Para eles, ser um membro do Ofício não é apenas um sinal de respeitabilidade social ou de uma espécie de estado religioso. Para alguns, claro, a maçonaria pode ser qualquer uma dessas coisas mas, fundamentalmente, a Maçonaria é um compromisso intelectual.
Portanto, para eles, o GADU não pode ser "simplesmente" Deus; porque "Deus" não é uma simples palavra ou não é tão simples como uma palavra. Para a maioria deles, mais uma vez, há uma "pedra de toque" moral, intelectual e espiritual no edifício maçónico e apelam-no de GADU ...
E agora .. . Exponho-lhes o meu sonho:
Será possível para os Maçons de ambos os lados do Canal da Mancha, esqueçer cada um a sua visão estreita e limitada do outro?
Para muitos maçons franceses, a Loja Inglesa é a fachada duma igreja paroquial, às vezes obscura, seca e sem brilho. E sabemos que não é verdade.

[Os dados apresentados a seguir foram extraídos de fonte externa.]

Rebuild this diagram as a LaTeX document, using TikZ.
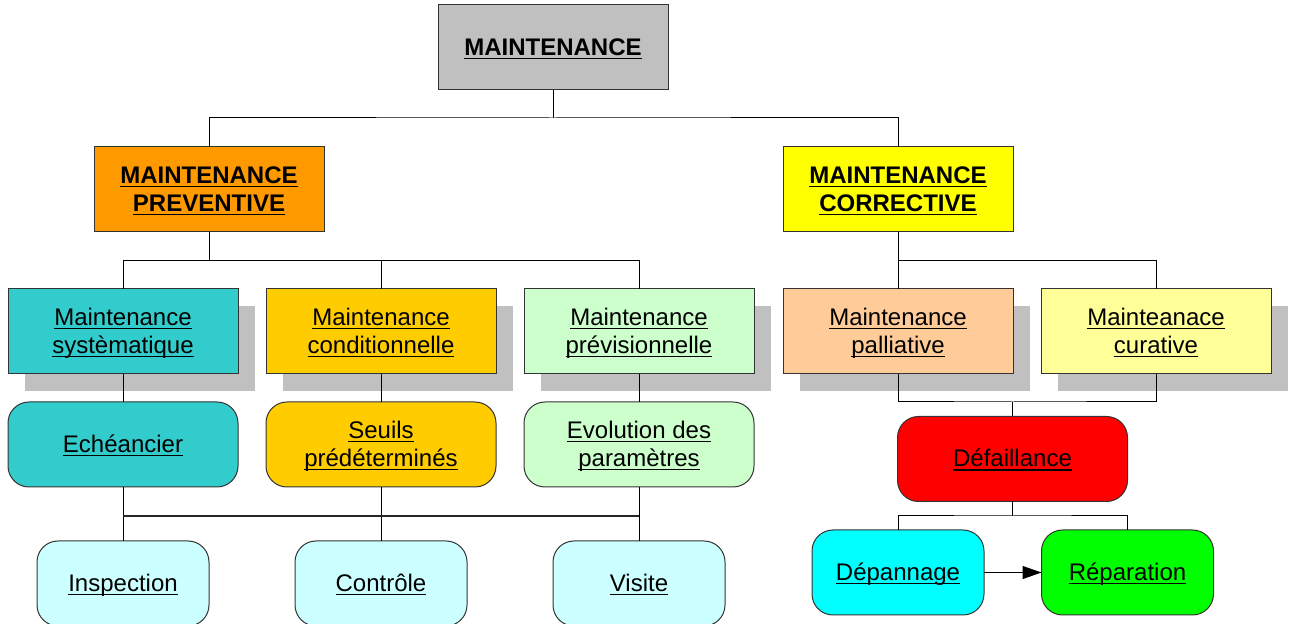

Então, quando alguém lhe diz que uma Loja francesa é a fachada de um partido político ou duma sociedade de livres-pensadores radicais, não acreditem.
Tenho um sonho: O Meu sonho é que todos os maçons possam construir o Centro de União, não porque sejam semelhantes em todos os aspectos – não o são claramente - mas precisamente porque todos são seres humanos imperfeitos, partilhando uma natureza – a Humanidade e um sentimento - Esperança.
Portanto, Irmãos, tenhamos essa esperança, juntos.